I've seen for myself that that is not actually true.
That there are things things not only from this life, but from previous lives that still effect us.
Especially when it comes to physical, or what people call mental illness or psychological problems, or interesting seemingly unfounded fears, angers, or personality quirks.
This stuff can and does come up in sitting, and, some of it (in the case of psychological or physical problems) is capable of being resolved simply by sitting with it.
I don't think there's any problem with talking about things that come up in sitting.

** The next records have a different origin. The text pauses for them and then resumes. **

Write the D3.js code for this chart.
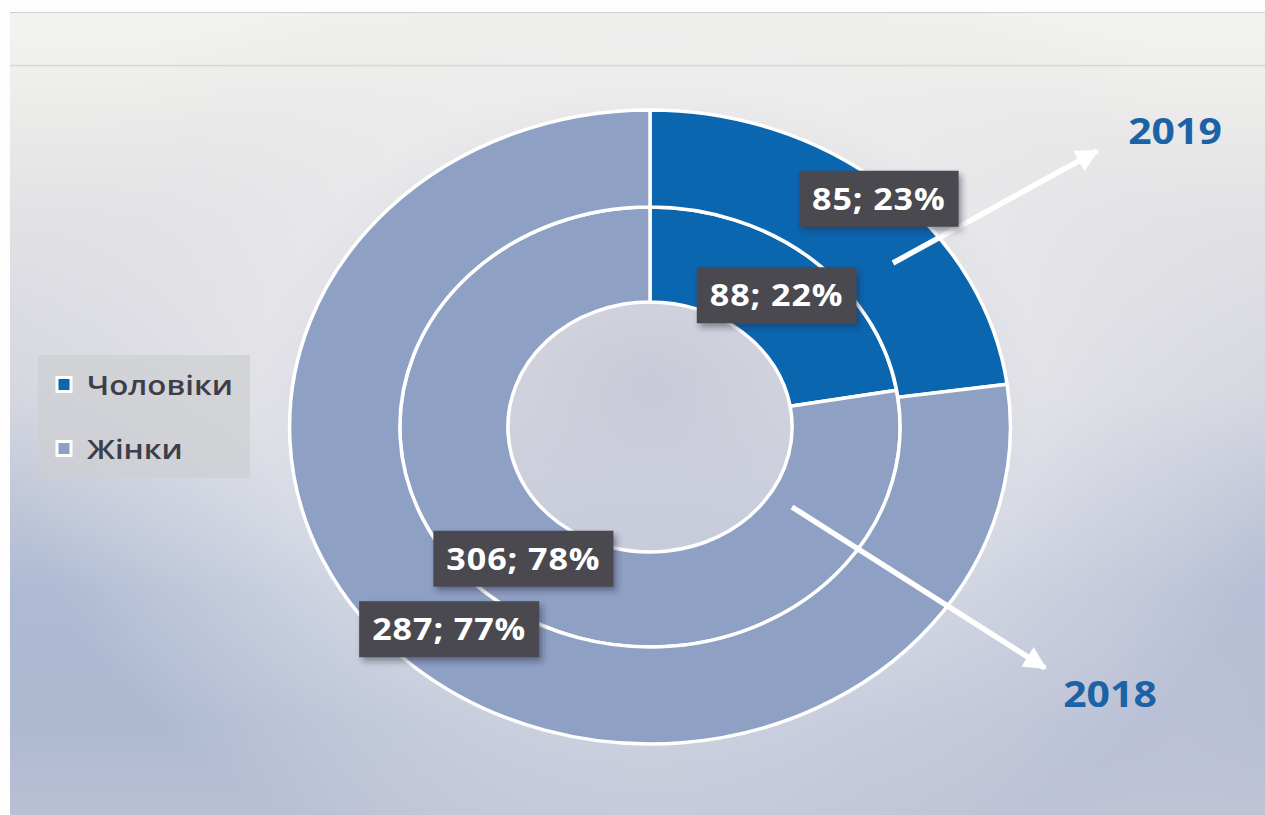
<!DOCTYPE html>
<html><head><meta charset="utf-8">
<script src="https://cdn.jsdelivr.net/npm/d3@7"></script>
<style>body{margin:0;background:#fff}svg{display:block}</style></head>
<body>
<svg id="c" width="1265" height="815"></svg>
<script>
// ---- data ----
const categories = ["Чоловіки", "Жінки"];
const ringYears = ["2018", "2019"];          // inner ring, outer ring
const values2018 = [88, 306];
const values2019 = [85, 287];
const percents2018 = [22, 78];
const percents2019 = [23, 77];
const colors = ["#0b66b0", "#8fa0c5"];

// ---- layout ----
const W = 1265, H = 815;
const cx = 650, cy = 427, sx = 1.137;
const rHole = 125, rMid = 220, rOuter = 317;

const svg = d3.select("#c");
const defs = svg.append("defs");

// background gradients
const lg = defs.append("linearGradient").attr("id", "bgLin").attr("x1", 0).attr("y1", 0).attr("x2", 0).attr("y2", 1);
[[0, "#f3f3ef"], [0.07, "#efefeb"], [0.25, "#e2e2e5"], [0.48, "#d4d6df"], [0.72, "#aebad3"], [0.88, "#adb8d1"], [1, "#b9c0d4"]]
  .forEach(([o, c]) => lg.append("stop").attr("offset", o).attr("stop-color", c));
const rgBR = defs.append("radialGradient").attr("id", "bgBR")
  .attr("gradientUnits", "userSpaceOnUse").attr("cx", 1180).attr("cy", 720).attr("r", 330);
[[0, "#c4c6d8", 0.6], [0.6, "#c6c8da", 0.3], [1, "#c6c8da", 0]]
  .forEach(([o, c, op]) => rgBR.append("stop").attr("offset", o).attr("stop-color", c).attr("stop-opacity", op));
const rg = defs.append("radialGradient").attr("id", "bgRad")
  .attr("gradientUnits", "userSpaceOnUse").attr("cx", cx).attr("cy", cy - 40).attr("r", 520)
  .attr("gradientTransform", `translate(${cx},${cy - 40}) scale(1.25,1) translate(${-cx},${-(cy - 40)})`);
[[0, "#c6c8d6", 0.9], [0.3, "#d2d3de", 0.6], [0.6, "#ececee", 0.55], [0.85, "#e6e6ea", 0.25], [1, "#e6e6ea", 0]]
  .forEach(([o, c, op]) => rg.append("stop").attr("offset", o).attr("stop-color", c).attr("stop-opacity", op));

const f = defs.append("filter").attr("id", "sh").attr("x", "-20%").attr("y", "-30%").attr("width", "150%").attr("height", "180%");
f.append("feDropShadow").attr("dx", 3).attr("dy", 4).attr("stdDeviation", 3).attr("flood-color", "#20203a").attr("flood-opacity", 0.45);

defs.append("marker").attr("id", "ah").attr("viewBox", "0 0 10 10").attr("refX", 9).attr("refY", 5)
  .attr("markerWidth", 4.2).attr("markerHeight", 4.2).attr("orient", "auto")
  .append("path").attr("d", "M0,0 L10,5 L0,10 Z").attr("fill", "#ffffff");

// page background
svg.append("rect").attr("width", W).attr("height", H).attr("fill", "#fdfdfd");
svg.append("rect").attr("x", 10).attr("y", 12).attr("width", W - 10).attr("height", H - 12).attr("fill", "url(#bgLin)");
svg.append("rect").attr("x", 10).attr("y", 12).attr("width", W - 10).attr("height", H - 12).attr("fill", "url(#bgBR)");
svg.append("rect").attr("x", 10).attr("y", 12).attr("width", W - 10).attr("height", H - 12).attr("fill", "url(#bgRad)");
svg.append("line").attr("x1", 10).attr("x2", W).attr("y1", 12.5).attr("y2", 12.5).attr("stroke", "#cfcfcf").attr("stroke-width", 1);
svg.append("line").attr("x1", 10).attr("x2", W).attr("y1", 65.5).attr("y2", 65.5).attr("stroke", "#d6d6d2").attr("stroke-width", 1.5);

// ---- donut ----
const pie = d3.pie().sort(null).value(d => d);
const rings = [
  { year: "2018", values: values2018, pct: percents2018, r0: rHole, r1: rMid },
  { year: "2019", values: values2019, pct: percents2019, r0: rMid, r1: rOuter }
];
const gD = svg.append("g").attr("transform", `translate(${cx},${cy}) scale(${sx},1)`);
rings.forEach(ring => {
  const arc = d3.arc().innerRadius(ring.r0).outerRadius(ring.r1);
  ring.arc = arc;
  ring.slices = pie(ring.values);
  gD.selectAll(null).data(ring.slices).enter().append("path")
    .attr("d", arc)
    .attr("fill", (d, i) => colors[i])
    .attr("stroke", "#ffffff").attr("stroke-width", 3.5)
    .attr("vector-effect", "non-scaling-stroke");
});

// ---- arrows ----
const arrows = [
  { from: [893, 263], to: [1097, 151] },
  { from: [792, 507], to: [1045, 668] }
];
svg.selectAll(null).data(arrows).enter().append("line")
  .attr("x1", d => d.from[0]).attr("y1", d => d.from[1])
  .attr("x2", d => d.to[0]).attr("y2", d => d.to[1])
  .attr("stroke", "#ffffff").attr("stroke-width", 5.5)
  .attr("marker-end", "url(#ah)");

// ---- data labels ----
const labelOffsets = { "2019-0": [28, -26] };
rings.forEach(ring => {
  ring.slices.forEach((s, i) => {
    const c = ring.arc.centroid(s);
    const off = labelOffsets[ring.year + "-" + i] || [0, 0];
    const x = cx + c[0] * sx + off[0], y = cy + c[1] + off[1];
    const g = svg.append("g").attr("transform", `translate(${x},${y})`);
    const box = g.append("rect").attr("fill", "#48484f").attr("filter", "url(#sh)");
    const tg = g.append("g").attr("transform", `scale(${sx},1)`);
    const t = tg.append("text").attr("text-anchor", "middle").attr("dy", "0.36em")
      .attr("font-family", "'Open Sans', sans-serif").attr("font-weight", 700)
      .attr("font-size", 30).attr("letter-spacing", 0.8).attr("fill", "#ffffff")
      .text(`${ring.values[i]}; ${ring.pct[i]}%`);
    const w = t.node().getComputedTextLength() * sx + 26, h = 56;
    box.attr("x", -w / 2).attr("y", -h / 2).attr("width", w).attr("height", h);
  });
});

// ---- ring year labels ----
const yearLabels = [
  { text: "2019", x: 1175, y: 131 },
  { text: "2018", x: 1110, y: 694 }
];
yearLabels.forEach(d => {
  svg.append("g").attr("transform", `translate(${d.x},${d.y}) scale(${sx},1)`)
    .append("text").attr("text-anchor", "middle").attr("dy", "0.36em")
    .attr("font-family", "'Open Sans', sans-serif").attr("font-weight", 700)
    .attr("font-size", 36).attr("fill", "#1b62a6").text(d.text);
});

// ---- legend ----
const lgG = svg.append("g").attr("transform", "translate(38,355)");
lgG.append("rect").attr("width", 212).attr("height", 123).attr("fill", "#cdced2").attr("opacity", 0.7);
categories.forEach((c, i) => {
  const y = 30 + i * 64;
  lgG.append("rect").attr("x", 19).attr("y", y - 7.5).attr("width", 14).attr("height", 14)
    .attr("fill", colors[i]).attr("stroke", "#ffffff").attr("stroke-width", 3);
  lgG.append("g").attr("transform", `translate(49,${y}) scale(${sx},1)`)
    .append("text").attr("dy", "0.36em")
    .attr("font-family", "'Open Sans', sans-serif").attr("font-weight", 600)
    .attr("font-size", 27.5).attr("fill", "#3e3e4a").text(c);
});
</script>
</body></html>
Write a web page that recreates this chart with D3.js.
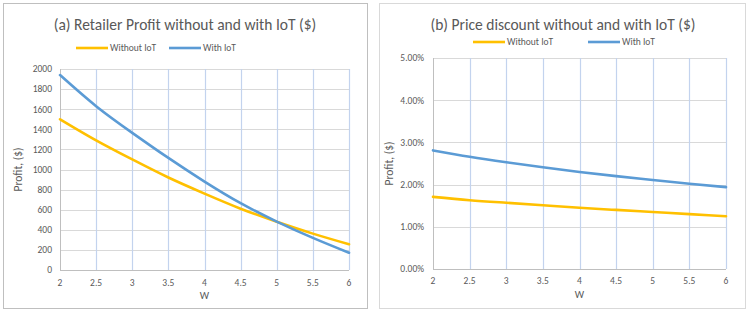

The problem with your quote Megha, is that in the context of this discussion, people could interpret that as suggesting that we shouldn't speak about these things or keep them taboo or esoteric, available to only an initiated few.
I don't agree with that, because, if someone does any formal meditation at all, even if it's their first time, and these things come up (and they occasionally do when someone just starts sitting), then the result is that someone can be really freaked out and afraid by sitting.
The Buddha talked at great length about his own past lives. And the cause and effect it had on later lives. That's well documented in the Pali Cannon.
I don't usually get things come up in a way that is as visually vivid as some people, but imagine someone setting down to sit, only to have to re-live a battle? or some medieval torture?
These things can and do come up, and it's far better to tell someone that they are normal, to help them be calm and sit through them, so they can actually help the poor being who's karma they carry, than to have them panic in terror, and think somebody spiked the cool aid.
It's ok if you don't want to believe this, or are skeptical about it, or havn't proved it true for yourself, or flat out disagree with it.
Just know that there are those of use who have proved this true for ourselves.
Whether this proves true for you or not, I cannot say.